One particular call, on an overnight shift in the wee hours of the morning, transformed my experience. I received a call from a man who was deeply distressed and told me that he was going to hang himself, and had the means to do it with him. At this point in my experience, I had received intense calls, but nothing like this. Nothing so imminent. The call itself lasted over an hour. There were moments when I felt helpless and thought that this man was going to harm himself while on the phone with me, but eventually things settled down. I asked him questions about his life and we talked at length about the events that had led him to that point. This conversation seemed to calm him down, and ultimately he agreed to have emergency services come to his residence. The call ended.

That call changed things for me. I was shaken up initially, but in time I came to view my experience at the helpline in a different light. I have no doubt that the struggle continued for that man, but in that moment and on that call I was able to provide emotional support. He shared and I listened. That is an inherently good thing, and inherently good things should not cause me to feel as if I can’t experience joy in my daily life. My perspective changed. I chose not to see my experience at the helpline as something that should cause me guilt in regards to own my own life, but rather as a blessing.

This experience was an opportunity for me to connect with other human beings, to hear their stories, and to listen in solidarity with them. When I chose to approach the experience with that attitude, it became vastly more enriching. I was able to be the best version of myself while on the phone with callers, as well as when I was back at BC. I was no longer crippled by the stories I heard, but rather profoundly aware of how blessed I was. I was inspired to make the most of everything in my life.

This change in perspective was crucial. It turned my PULSE experience into something I am extremely proud of and eager to share with others.
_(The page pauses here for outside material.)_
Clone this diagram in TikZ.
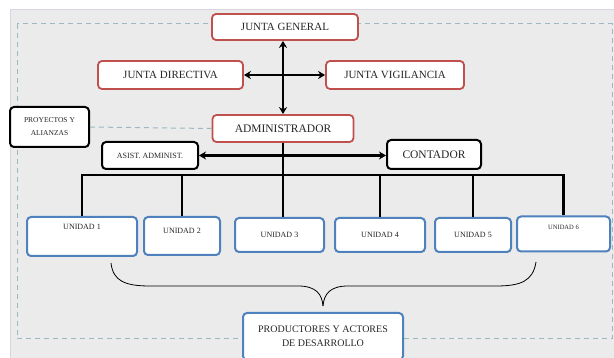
\documentclass[tikz,border=0pt]{standalone}
\usepackage{fontspec}
\setmainfont{Liberation Serif}
\usepackage{xcolor}
\definecolor{rojojunta}{HTML}{C0504D}
\definecolor{azulunidad}{HTML}{4F81BD}
\definecolor{grisfondo}{HTML}{EBEBEB}
\definecolor{grisborde}{HTML}{DCD3E0}
\definecolor{guion}{HTML}{9DB7BF}
\definecolor{texto}{HTML}{262626}
\usepackage{tikz}
\usetikzlibrary{arrows.meta,calc}

\begin{document}
\begin{tikzpicture}[x=1pt,y=-1pt,
  caja/.style={draw,fill=white,rounded corners=4pt,text=texto,align=center,inner sep=1pt},
  cajaroja/.style={caja,draw=rojojunta,line width=1.8pt,font=\fontsize{11}{12}\selectfont},
  cajanegra/.style={caja,draw=black,line width=2pt},
  cajaazul/.style={caja,draw=azulunidad,line width=2pt,font=\fontsize{8}{9}\selectfont},
  enlace/.style={line width=2.2pt,black},
  flecha/.style={enlace,{Stealth[length=7pt,width=8pt]}-{Stealth[length=7pt,width=8pt]}},
  borde/.style={guion,line width=1pt,dash pattern=on 5pt off 4pt}]
\useasboundingbox (0,0) rectangle (614,358);
% fondo y marco punteado
\fill[grisfondo] (10,9.5) rectangle (614,358);
\draw[grisborde,line width=0.8pt] (10,358) -- (10,9.5) -- (614,9.5);
\draw[borde] (17,24) rectangle (612,339);
% juntas
\node[cajaroja,minimum width=146,minimum height=26] (jg) at (285,27) {JUNTA GENERAL};
\node[cajaroja,minimum width=145,minimum height=28] (jd) at (170.5,75) {JUNTA DIRECTIVA};
\node[cajaroja,minimum width=138,minimum height=28] (jv) at (395,75) {JUNTA VIGILANCIA};
\node[cajaroja,minimum width=141,minimum height=27,font=\fontsize{11.5}{12}\selectfont] (adm) at (283,128.5) {ADMINISTRADOR};
% apoyo
\node[cajanegra,minimum width=79,minimum height=40,font=\fontsize{7.5}{13}\selectfont] (proy) at (49.5,127) {PROYECTOS Y\\ALIANZAS};
\node[cajanegra,minimum width=96,minimum height=27,font=\fontsize{8}{9}\selectfont] (asist) at (150,155.5) {ASIST. ADMINIST.};
\node[cajanegra,minimum width=94,minimum height=29,font=\fontsize{11.5}{12}\selectfont] (cont) at (434,154.5) {CONTADOR};
% unidades
\node[cajaazul,minimum width=110,minimum height=39,text depth=19pt] (u1) at (82,236.5) {UNIDAD 1};
\node[cajaazul,minimum width=76,minimum height=38,text depth=10pt] (u2) at (182,236) {UNIDAD 2};
\node[cajaazul,minimum width=89,minimum height=34] (u3) at (279.5,235) {UNIDAD 3};
\node[cajaazul,minimum width=90,minimum height=34] (u4) at (380,235) {UNIDAD 4};
\node[cajaazul,minimum width=76,minimum height=34] (u5) at (473,235) {UNIDAD 5};
\node[cajaazul,minimum width=93,minimum height=35,text depth=14pt,font=\fontsize{6.5}{7}\selectfont] (u6) at (563.5,234) {UNIDAD 6};
\node[cajaazul,minimum width=160,minimum height=47,font=\fontsize{10}{14}\selectfont] (prod) at (323,336.5) {PRODUCTORES Y ACTORES\\DE DESARROLLO};
% enlaces
\draw[flecha] (adm.north) -- (adm.north |- jg.south);
\draw[flecha] (jd.east) -- (jv.west);
\draw[flecha] (asist.east) -- (asist.east -| cont.west);
\draw[borde] (proy.east) -- (adm.west);
\coordinate (barra) at (283,175);
\draw[enlace] (adm.south) -- (adm.south |- u3.north);
\draw[enlace] (u1.north) |- (barra) -| (u6.north);
\foreach \u in {u2,u4,u5}
  \draw[enlace] (\u.north) -- (\u.north |- barra);
% llave hacia productores
\coordinate (punta) at (323,306);
\draw[line width=0.8pt] (111,263) .. controls (113,281) and (125,286) .. (150,286)
  -- (298,286) .. controls (316,286) and (322,294) .. (punta);
\draw[line width=0.8pt] (536,262) .. controls (533,281) and (521,286) .. (496,286)
  -- (348,286) .. controls (330,286) and (324,294) .. (punta);
\end{tikzpicture}
\end{document}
Perspective has changed how I view impactful experiences like this, but it has also proved vital in my everyday life. I try to maintain perspective every day when I walk out of beautiful Edmonds Hall. I can look at my day as an endless to-do list of assignments, meetings, work, and obligations, or I can look at it as another gift from God, in which I will have the opportunity to be the around the people I love, enjoy all that BC has to offer, and become a better person.

I’m not saying this is easy, and in fact sometimes it’s really hard. Sometimes things are not going my way, and it sucks. But the point is it’s a choice. I’ve realized that I only see what I choose to look at. I can choose to see the downsides, or I can choose to see the beauty and the opportunity.

When I choose the latter, it makes a world of difference.